WRITTEN TASK — Give back exactly the lines from the beginning of the listing below to the line holding "const rightStep = 1000;", both ends included; the pictures stay out.

DATA SEGMENT —
_ _ _ _ _ _ _

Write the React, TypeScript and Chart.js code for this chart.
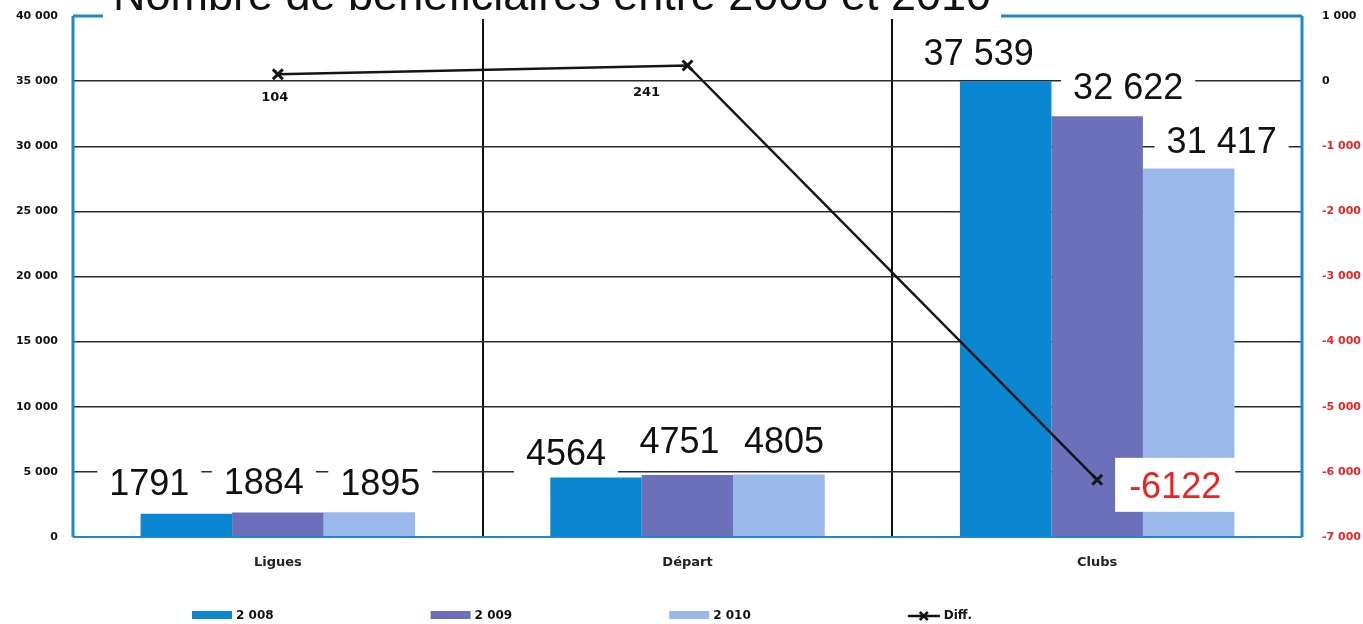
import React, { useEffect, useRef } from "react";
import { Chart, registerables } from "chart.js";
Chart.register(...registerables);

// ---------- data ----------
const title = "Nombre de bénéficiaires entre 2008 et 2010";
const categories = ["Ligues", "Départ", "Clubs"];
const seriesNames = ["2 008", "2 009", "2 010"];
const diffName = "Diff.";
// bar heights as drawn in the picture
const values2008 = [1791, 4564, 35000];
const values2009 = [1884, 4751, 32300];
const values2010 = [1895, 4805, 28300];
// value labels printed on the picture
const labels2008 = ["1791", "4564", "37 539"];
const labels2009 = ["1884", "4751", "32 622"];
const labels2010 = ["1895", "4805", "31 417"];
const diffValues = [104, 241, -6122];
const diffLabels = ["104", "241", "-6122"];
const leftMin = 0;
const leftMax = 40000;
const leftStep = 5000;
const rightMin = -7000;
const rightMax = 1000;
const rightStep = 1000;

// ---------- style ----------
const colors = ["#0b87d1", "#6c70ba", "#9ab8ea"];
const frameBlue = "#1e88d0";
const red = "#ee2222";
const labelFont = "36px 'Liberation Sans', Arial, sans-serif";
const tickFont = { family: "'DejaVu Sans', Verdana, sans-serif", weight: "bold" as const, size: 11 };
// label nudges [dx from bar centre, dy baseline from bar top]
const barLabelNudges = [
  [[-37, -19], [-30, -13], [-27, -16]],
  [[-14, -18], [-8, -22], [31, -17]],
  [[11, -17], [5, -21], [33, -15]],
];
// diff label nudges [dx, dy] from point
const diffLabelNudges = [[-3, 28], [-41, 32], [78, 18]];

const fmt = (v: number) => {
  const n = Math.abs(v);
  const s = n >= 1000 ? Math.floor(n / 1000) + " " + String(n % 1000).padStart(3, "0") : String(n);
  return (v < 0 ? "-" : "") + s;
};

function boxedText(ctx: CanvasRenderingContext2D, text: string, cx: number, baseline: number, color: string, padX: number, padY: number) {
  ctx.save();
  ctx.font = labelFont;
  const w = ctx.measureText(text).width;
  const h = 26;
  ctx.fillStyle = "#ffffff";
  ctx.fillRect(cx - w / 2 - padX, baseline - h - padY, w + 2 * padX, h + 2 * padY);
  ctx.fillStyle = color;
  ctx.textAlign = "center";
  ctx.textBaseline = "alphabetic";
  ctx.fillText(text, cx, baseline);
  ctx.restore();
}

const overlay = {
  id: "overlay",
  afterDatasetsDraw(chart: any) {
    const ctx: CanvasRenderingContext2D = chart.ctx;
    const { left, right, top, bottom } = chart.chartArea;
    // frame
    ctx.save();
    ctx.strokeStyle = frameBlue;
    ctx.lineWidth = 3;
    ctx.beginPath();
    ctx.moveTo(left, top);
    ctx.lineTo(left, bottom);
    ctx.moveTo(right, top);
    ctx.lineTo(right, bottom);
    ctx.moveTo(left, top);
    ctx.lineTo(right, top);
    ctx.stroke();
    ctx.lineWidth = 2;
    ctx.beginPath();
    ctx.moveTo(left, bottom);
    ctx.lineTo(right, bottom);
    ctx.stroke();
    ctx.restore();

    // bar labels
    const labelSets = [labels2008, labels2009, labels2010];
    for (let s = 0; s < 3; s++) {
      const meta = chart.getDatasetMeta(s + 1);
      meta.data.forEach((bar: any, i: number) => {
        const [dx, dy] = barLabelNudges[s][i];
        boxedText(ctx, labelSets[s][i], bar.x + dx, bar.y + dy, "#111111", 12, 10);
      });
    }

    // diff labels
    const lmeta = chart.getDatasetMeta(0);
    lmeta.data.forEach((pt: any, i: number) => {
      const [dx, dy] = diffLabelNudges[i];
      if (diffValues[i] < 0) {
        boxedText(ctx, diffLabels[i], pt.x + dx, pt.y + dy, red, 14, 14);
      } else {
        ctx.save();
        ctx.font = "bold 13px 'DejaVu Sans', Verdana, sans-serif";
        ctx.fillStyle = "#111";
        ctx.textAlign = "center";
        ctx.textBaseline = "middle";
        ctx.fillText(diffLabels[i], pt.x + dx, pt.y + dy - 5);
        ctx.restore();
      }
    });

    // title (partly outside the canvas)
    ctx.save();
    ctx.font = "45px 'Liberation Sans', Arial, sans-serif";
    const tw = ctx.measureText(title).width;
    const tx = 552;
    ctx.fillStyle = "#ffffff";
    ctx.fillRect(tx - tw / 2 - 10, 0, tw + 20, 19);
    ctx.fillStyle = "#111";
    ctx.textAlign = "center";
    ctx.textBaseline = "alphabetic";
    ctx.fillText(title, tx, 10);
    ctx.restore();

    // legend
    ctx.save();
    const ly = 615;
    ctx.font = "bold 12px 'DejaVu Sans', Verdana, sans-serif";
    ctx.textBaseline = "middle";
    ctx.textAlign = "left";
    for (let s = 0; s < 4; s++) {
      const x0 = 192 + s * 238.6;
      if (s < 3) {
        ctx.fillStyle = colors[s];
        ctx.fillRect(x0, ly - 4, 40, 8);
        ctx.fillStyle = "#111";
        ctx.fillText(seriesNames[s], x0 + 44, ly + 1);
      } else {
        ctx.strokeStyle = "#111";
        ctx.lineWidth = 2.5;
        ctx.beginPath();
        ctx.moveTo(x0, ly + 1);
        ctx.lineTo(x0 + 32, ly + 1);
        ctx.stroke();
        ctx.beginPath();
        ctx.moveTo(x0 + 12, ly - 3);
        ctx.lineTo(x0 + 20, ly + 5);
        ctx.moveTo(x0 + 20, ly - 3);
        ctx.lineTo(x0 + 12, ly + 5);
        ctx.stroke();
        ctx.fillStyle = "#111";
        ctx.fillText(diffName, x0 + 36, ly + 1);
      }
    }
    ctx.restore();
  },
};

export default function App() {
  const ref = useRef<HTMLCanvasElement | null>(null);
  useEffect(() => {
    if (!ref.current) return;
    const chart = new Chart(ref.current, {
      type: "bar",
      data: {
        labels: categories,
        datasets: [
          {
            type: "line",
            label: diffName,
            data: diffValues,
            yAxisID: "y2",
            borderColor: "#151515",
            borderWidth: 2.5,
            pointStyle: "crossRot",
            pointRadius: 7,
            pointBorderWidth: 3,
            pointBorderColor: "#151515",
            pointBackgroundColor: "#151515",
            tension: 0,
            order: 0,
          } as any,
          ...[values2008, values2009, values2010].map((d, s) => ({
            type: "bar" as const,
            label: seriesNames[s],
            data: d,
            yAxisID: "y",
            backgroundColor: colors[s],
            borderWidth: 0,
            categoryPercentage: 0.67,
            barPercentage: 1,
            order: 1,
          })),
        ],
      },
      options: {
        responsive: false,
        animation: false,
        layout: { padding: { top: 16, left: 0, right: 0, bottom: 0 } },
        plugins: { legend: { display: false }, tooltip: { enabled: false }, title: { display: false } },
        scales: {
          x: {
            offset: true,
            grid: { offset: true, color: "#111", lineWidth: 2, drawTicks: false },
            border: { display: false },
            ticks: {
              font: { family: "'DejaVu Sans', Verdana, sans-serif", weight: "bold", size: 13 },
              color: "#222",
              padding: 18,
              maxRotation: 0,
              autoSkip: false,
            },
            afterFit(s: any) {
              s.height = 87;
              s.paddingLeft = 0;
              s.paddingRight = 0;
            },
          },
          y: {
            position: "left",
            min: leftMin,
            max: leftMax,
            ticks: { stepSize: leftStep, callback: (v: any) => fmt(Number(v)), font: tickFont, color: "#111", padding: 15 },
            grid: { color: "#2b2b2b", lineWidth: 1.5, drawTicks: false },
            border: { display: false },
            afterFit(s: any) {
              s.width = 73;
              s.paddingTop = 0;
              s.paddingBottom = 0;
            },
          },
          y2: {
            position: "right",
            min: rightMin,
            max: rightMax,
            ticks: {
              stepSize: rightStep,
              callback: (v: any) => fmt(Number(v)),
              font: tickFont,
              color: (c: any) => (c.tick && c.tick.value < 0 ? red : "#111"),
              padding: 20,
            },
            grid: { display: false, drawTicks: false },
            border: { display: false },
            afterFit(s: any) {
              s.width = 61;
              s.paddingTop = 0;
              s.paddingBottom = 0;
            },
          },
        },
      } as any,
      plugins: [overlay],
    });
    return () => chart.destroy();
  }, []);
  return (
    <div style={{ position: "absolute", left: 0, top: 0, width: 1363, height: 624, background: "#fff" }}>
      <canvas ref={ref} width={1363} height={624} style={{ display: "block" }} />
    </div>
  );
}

_ _ _ _ _ _ _

WRITTEN REPLY —
Write the React, TypeScript and Chart.js code for this chart.
import React, { useEffect, useRef } from "react";
import { Chart, registerables } from "chart.js";
Chart.register(...registerables);

// ---------- data ----------
const title = "Nombre de bénéficiaires entre 2008 et 2010";
const categories = ["Ligues", "Départ", "Clubs"];
const seriesNames = ["2 008", "2 009", "2 010"];
const diffName = "Diff.";
// bar heights as drawn in the picture
const values2008 = [1791, 4564, 35000];
const values2009 = [1884, 4751, 32300];
const values2010 = [1895, 4805, 28300];
// value labels printed on the picture
const labels2008 = ["1791", "4564", "37 539"];
const labels2009 = ["1884", "4751", "32 622"];
const labels2010 = ["1895", "4805", "31 417"];
const diffValues = [104, 241, -6122];
const diffLabels = ["104", "241", "-6122"];
const leftMin = 0;
const leftMax = 40000;
const leftStep = 5000;
const rightMin = -7000;
const rightMax = 1000;
const rightStep = 1000;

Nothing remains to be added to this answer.